The Butler County Ministerial Association will hold its annual Thanksgiving service on Tuesday at 6:30 p.m. from First United Methodist Church.
Pastors from at least 15 local churches will be participating in the program, and First United Methodist Church pastor Angie Long will serve as the event’s keynote speaker.
Allen Stephenson, president of the Butler County Ministerial Association, said that a special offering will once again be taken to aid the association’s transient ministry, as well as other ministries here in Butler County.
“Since we’re on the interstate, we have people coming off of it who are in varying degrees of panic,” Stephenson said. “Some have no gas to get farther. Some are fleeing a bad situation. And in the case of an emergency like that—for instance, someone’s car has broken down and they don’t have money to stay at a hotel and get their car fixed at the same time—we may give them a night at the hotel here.
“Other people come off the interstate and don’t have food for their families, and we’re able to get them some gas and a meal to get them on their way. Of course, we don’t have a shelter here in Butler County. So what we try to do is help them to get to Montgomery, which is the closest shelter.”
Additionally, the Butler County Ministerial Association has expanded its capabilities to supplement the Butler County Department of Human Resources in direct response to a lack of funding for the latter.
The association has been called on for a secondary ministry, in which families in dire need can receive financial assistance with their utility bills.
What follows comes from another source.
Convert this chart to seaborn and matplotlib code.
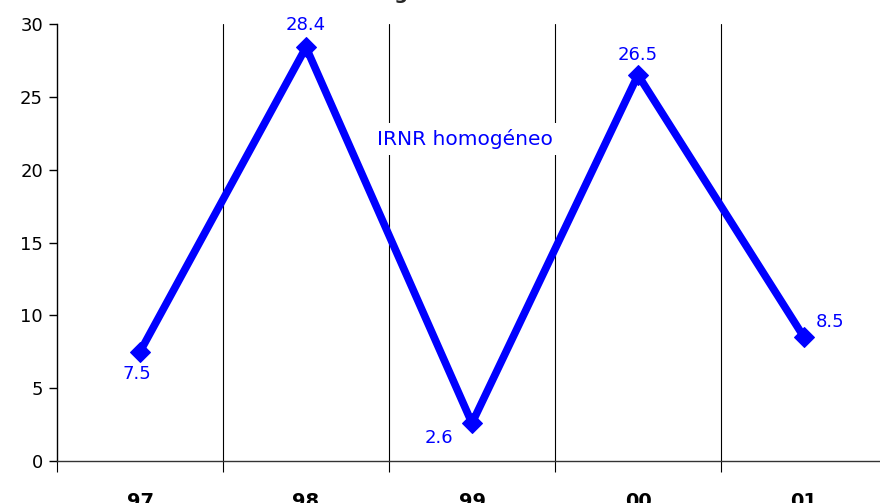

The aid is given after a vetting process with aid from the Greenville Police Department.
Last year’s Thanksgiving service collected $3,147 for use in the aforementioned ministries, exceeding all expectations in the process.
And though the offering is certainly a focal point, Stephenson said that an event that crosses all barriers, including denomination, race and gender, is very much a gift unto itself.
“With all that’s going on in the world today, there could not be a more appropriate time for us to gather together in unity,” Stephenson said.
“This is especially true at Thanksgiving when we can be thankful for the unity in our community.”